A federal judge on Wednesday found Apple guilty of conspiring to raise the retail price of e-books. U.S. District Judge Denise Cote issued a 160-page document outlining the ruling and said a trial for damages will soon follow. The decision is being described as a win for U.S. government and various states which stand to receive injunctive relief.

Cote wrote in her ruling that at the end of the day, there is very little dispute about many of the most material facts in the case.

Apple spokesperson Tom Neumayr persists that Cupertino did not fix e-book pricing. When Apple launched the iBookstore in 2010, it gave customers more choices and injected innovation and competition into the market. This, Neumayr said, broke Amazon's monopolistic grip on the publishing industry. He concluded that Apple will continue to fight the false accusations and will appeal the judge's decision.

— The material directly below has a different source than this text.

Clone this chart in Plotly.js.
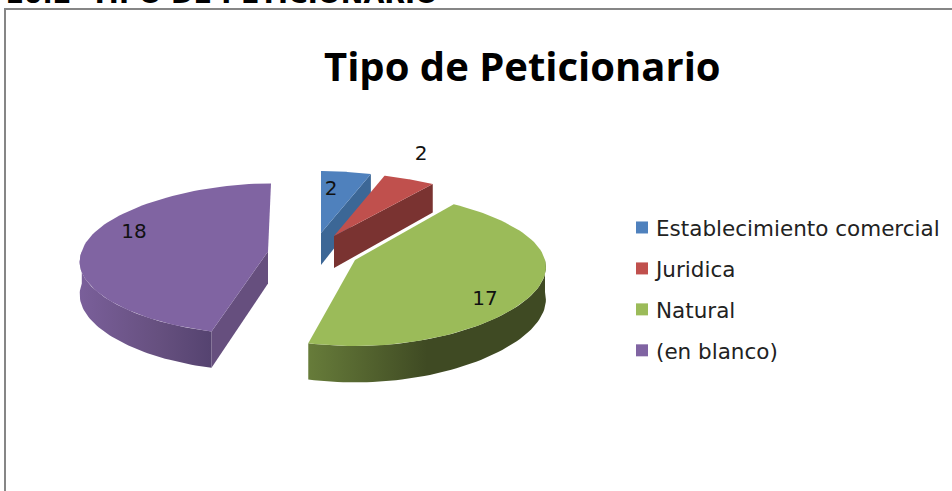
<!DOCTYPE html>
<html><head><meta charset="utf-8">
<script src="https://cdn.plot.ly/plotly-3.0.1.min.js"></script>
<style>html,body{margin:0;padding:0;background:#fff;overflow:hidden}</style>
</head><body><div id="chart" style="width:952px;height:491px"></div>
<script>
var categories = ['Establecimiento comercial', 'Juridica', 'Natural', '(en blanco)'];
var values = [2, 2, 17, 18];
var topColors = ['#4f81bd', '#c0504d', '#9bbb59', '#8064a2'];
var cutColors = ['#3c6796', '#7a3331', null, '#664f7e'];
var wallStops = [null, null,
  [[0, '#677c3a'], [0.5, '#3f4a23'], [1, '#3f4a23']],
  [[0, '#7a5f9a'], [0.6, '#66507f'], [1, '#554370']]];
var cutEdge = ['end', 'end', null, 'start'];
/* exploded-slice apex of each wedge, in page pixels */
var apexX = [321, 334, 355, 268];
var apexY = [233, 236, 260, 251.5];
var skew = [0, 0, 0, 1];
var radiusScale = [1, 1, 1, 0.98];
var backScale = [0.91, 0.93, 1, 1];
var frontScale = [1, 1, 1, 0.96];
var labelDX = [10, 87, 130, -134];
var labelDY = [-43, -81, 40, -19];

var total = values.reduce(function (a, b) { return a + b; }, 0);
function project(i, r, t) {
  var x = r * Math.sin(t), y = -r * Math.cos(t);
  var a = (190 + 20 * y - 15 * y * y) * radiusScale[i];
  var sk = skew[i] * (y > 0 ? -11 * y : -3 * y);
  var dy = y * (77 + 9 * y) * (y < 0 ? backScale[i] : frontScale[i]);
  return [apexX[i] + a * x + sk, apexY[i] + dy, 32 + 4.5 * y];
}
function poly(pts, extra) {
  var tr = { type: 'scatter', mode: 'lines', x: pts.map(function (p) { return p[0]; }),
    y: pts.map(function (p) { return p[1]; }), fill: 'toself', line: { width: 0 },
    hoverinfo: 'skip', showlegend: false };
  for (var k in extra) tr[k] = extra[k];
  return tr;
}
var traces = [];
var cum = 0;
values.forEach(function (v, i) {
  var t0 = cum / total * 2 * Math.PI; cum += v;
  var t1 = cum / total * 2 * Math.PI;
  var H = Math.PI / 2, lo = Math.max(t0, H), hi = Math.min(t1, 3 * H);
  if (hi > lo && wallStops[i]) {
    var rim = [], n = 60, j;
    for (j = 0; j <= n; j++) rim.push(project(i, 1, lo + (hi - lo) * j / n));
    var back = rim.slice().reverse().map(function (p) { return [p[0], p[1] + p[2]]; });
    traces.push(poly(rim.concat(back), { fillgradient: { type: 'horizontal', colorscale: wallStops[i] } }));
  }
  if (cutEdge[i]) {
    var tip = project(i, 1, cutEdge[i] === 'end' ? t1 : t0);
    traces.push(poly([[apexX[i], apexY[i]], tip, [tip[0], tip[1] + tip[2]], [apexX[i], apexY[i] + 32]],
      { fillcolor: cutColors[i] }));
  }
  var face = [[apexX[i], apexY[i]]];
  for (var m = 0; m <= 80; m++) face.push(project(i, 1, t0 + (t1 - t0) * m / 80));
  traces.push(poly(face, { fillcolor: topColors[i] }));
});
traces.push({ type: 'scatter', mode: 'text', hoverinfo: 'skip', showlegend: false,
  x: apexX.map(function (x, i) { return x + labelDX[i]; }),
  y: apexY.map(function (y, i) { return y + labelDY[i]; }),
  text: values.map(String), textposition: 'middle center',
  textfont: { family: 'DejaVu Sans', size: 20, color: '#111' } });
categories.forEach(function (c, i) {
  traces.push({ type: 'scatter', mode: 'markers', x: [null], y: [null], name: c, legendgroup: c,
    marker: { symbol: 'square', size: 14, color: topColors[i] }, hoverinfo: 'skip' });
});
var layout = {
  width: 952, height: 491, margin: { l: 0, r: 0, t: 0, b: 0 },
  paper_bgcolor: '#fff', plot_bgcolor: '#fff',
  xaxis: { range: [0, 952], visible: false, fixedrange: true },
  yaxis: { range: [491, 0], visible: false, fixedrange: true },
  showlegend: true,
  legend: { x: 616 / 952, xanchor: 'left', y: 1 - 207 / 491, yanchor: 'top', traceorder: 'grouped',
    tracegroupgap: 10, itemsizing: 'constant', bgcolor: 'rgba(0,0,0,0)',
    font: { family: 'DejaVu Sans', size: 21.5, color: '#222' } },
  shapes: [{ type: 'rect', xref: 'x', yref: 'y', x0: 5, y0: 9, x1: 1100, y1: 1100,
    line: { color: '#868686', width: 2 }, fillcolor: 'rgba(0,0,0,0)' }],
  annotations: [
    { xref: 'x', yref: 'y', x: 522, y: 65.5, showarrow: false, xanchor: 'center', yanchor: 'middle',
      text: '<b>Tipo de Peticionario</b>', font: { family: 'Open Sans', size: 40, color: '#000' } },
    { xref: 'paper', yref: 'paper', x: 3 / 952, y: 1 + 7 / 491, showarrow: false, xanchor: 'left', yanchor: 'middle',
      text: '<b>10.2  TIPO DE PETICIONARIO</b>', font: { family: 'DejaVu Sans', size: 27, color: '#000' } }
  ]
};
Plotly.newPlot('chart', traces, layout, { displayModeBar: false, staticPlot: true }).then(function (gd) {
  gd.querySelectorAll('.legendsymbols').forEach(function (n) { n.setAttribute('transform', 'translate(6,0)'); });
});
</script></body></html>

The U.S. Department of Justice and state governments argued that Apple acted as a ringmaster of sorts in an effort to get book publishers to raise the rates of e-books. The goal was to change the overall business model and push Amazon from its throne as the market king.

All of the publishers involved in the case - Hachette Book Group, HarperCollins, Holtzbrinck, Penguin Group and Simon & Schuster - have already settled but Apple decided to stick it out and fight until the very end as Cupertino insisted they could not admit being guilty of something they didn't do.